“It’s called a board of directors, not a board of doers.”
Have you, as staff or a board member, ever expressed similar sentiment?
There are certain types of high value work that your board should be focusing on, like strategy, long-term planning, and big organizational shifts, instead of day-to-day operational work. Here are three key concepts to help refocus a board gone adrift.
The board is responsible for the direction of an organization. It’s an obligation in sustainability to think long term to ensure the health of the organization for future generations. If they get bogged down in the minutiae of day-to-day operations, they’re not practicing good governance. As a board member, you don’t need to worry about the things a staff person should be handling. You’re here for a reason, so let’s use your time wisely!
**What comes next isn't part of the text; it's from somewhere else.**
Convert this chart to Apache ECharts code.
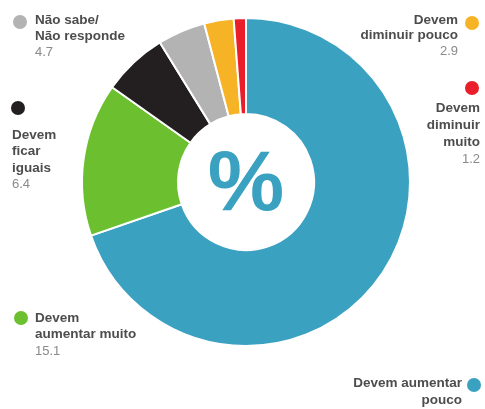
<!DOCTYPE html>
<html>
<head>
<meta charset="utf-8">
<script src="https://cdn.jsdelivr.net/npm/echarts@6/dist/echarts.min.js"></script>
<style>
  html, body { margin: 0; padding: 0; background: #ffffff; }
  #chart { width: 485px; height: 409px; }
</style>
</head>
<body>
<div id="chart"></div>
<script>
// Opinion shares (%), in clockwise order from 12 o'clock
const categories = [
  'Devem aumentar pouco',
  'Devem aumentar muito',
  'Devem ficar iguais',
  'Não sabe/ Não responde',
  'Devem diminuir pouco',
  'Devem diminuir muito'
];
const values = [69.7, 15.1, 6.4, 4.7, 2.9, 1.2];
const valueLabels = ['', '15.1', '6.4', '4.7', '2.9', '1.2'];
const labelLines = [
  ['Devem aumentar', 'pouco'],
  ['Devem', 'aumentar muito'],
  ['Devem', 'ficar', 'iguais'],
  ['Não sabe/', 'Não responde'],
  ['Devem', 'diminuir pouco'],
  ['Devem', 'diminuir', 'muito']
];
const colors = ['#3ba1c1', '#6cc02f', '#231f20', '#b3b3b3', '#f6b326', '#e91e2a'];

const FONT = '"Liberation Sans", Arial, sans-serif';

// Callouts: dot position, first-line anchor, alignment, line height
const callouts = [
  { dot: [474, 385], x: 462, y: 383, align: 'right', lh: 17.5 },
  { dot: [21, 318],  x: 35,  y: 318, align: 'left',  lh: 16.5 },
  { dot: [18, 108],  x: 12,  y: 135, align: 'left',  lh: 16.5 },
  { dot: [20, 22],   x: 35,  y: 20,  align: 'left',  lh: 16 },
  { dot: [472, 23],  x: 458, y: 20,  align: 'right', lh: 15.5 },
  { dot: [472, 88],  x: 480, y: 108, align: 'right', lh: 17 }
];

const graphics = [];
callouts.forEach((c, i) => {
  graphics.push({
    type: 'circle',
    shape: { cx: c.dot[0], cy: c.dot[1], r: 7 },
    style: { fill: colors[i] }
  });
  const lines = labelLines[i];
  lines.forEach((t, k) => {
    graphics.push({
      type: 'text',
      x: c.x, y: c.y + k * c.lh,
      style: {
        text: t, fill: '#4d4d4d', font: 'bold 13.5px ' + FONT,
        textAlign: c.align, textVerticalAlign: 'middle'
      }
    });
  });
  if (valueLabels[i]) {
    graphics.push({
      type: 'text',
      x: c.x, y: c.y + lines.length * c.lh,
      style: {
        text: valueLabels[i], fill: '#8a8a8a', font: '13px ' + FONT,
        textAlign: c.align, textVerticalAlign: 'middle'
      }
    });
  }
});

// Percent sign in the hole of the donut
graphics.push({
  type: 'text',
  x: 246, y: 186,
  style: {
    text: '%', fill: '#3ba1c1', font: 'bold 86px ' + FONT,
    textAlign: 'center', textVerticalAlign: 'middle'
  }
});

const chart = echarts.init(document.getElementById('chart'));
chart.setOption({
  animation: false,
  backgroundColor: '#ffffff',
  series: [{
    type: 'pie',
    center: [246, 182],
    radius: [68, 164],
    startAngle: 90,
    clockwise: true,
    label: { show: false },
    labelLine: { show: false },
    itemStyle: { borderColor: '#ffffff', borderWidth: 2 },
    emphasis: { disabled: true },
    data: categories.map((name, i) => ({
      name: name, value: values[i], itemStyle: { color: colors[i] }
    }))
  }],
  graphic: graphics
});
</script>
</body>
</html>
Looking towards the future, not everything is going to be wonderful. You have to acknowledge possibilities that you might rather avoid, centering the common purpose of doing the best you can for the organization.
To use an analogy, think of foresight like parenting. If you are raising a child by thinking only about their needs and wants in that exact moment, without planning for their future and considering the implications for what they could need later, you’re doing your child a disservice. You’re not going to be able to provide everything they need later. That doesn’t make you the best parent!
Boards need to take communication and collaboration seriously. One useful tactic for framing solutions to this is radical candor, defined by Kim Scott in her book and TED Talk. The fundamentals of radical candor are honesty and transparency. In the context of governance, it allows boards to have open and respectful conversations during the decision-making process.
Radical candor is about keeping disagreement healthy. It helps your board to broaden their mind collectively and have a more rounded perspective when decision making. If everyone agrees about everything, that may signal a fundamental problem on your board.
Dissent is important because it also gives you a preview of what emerging board leaders might think about an issue coming up in the future. Most organizations I know have a rotating board, where the voices present today will be replaced in a few years. If the group is disagreeing, look at those voices that are going to be around for a while – you might take heed of what they’re saying.
Disagreement is healthy, so long as everyone’s getting their voice heard and provided that in the end, the group collectively commits to move forward towards the shared mission and vision of the organization.
Within association boards, different perspectives and experiences are valuable and beneficial. It all begins with the recruitment process. We usually find it easier to work with people similar to us, which is problematic when it comes to building a diverse board. Instead of taking the easy option and hiring an acquaintance, be more strategic when you are bringing in new directors.
A needs-gap analysis may help you to understand what’s missing – both in terms of background and skill set – and match prospective volunteers with your needs. Wherever they come from, an analysis will help you bring people to the table who can benefit your organization overall.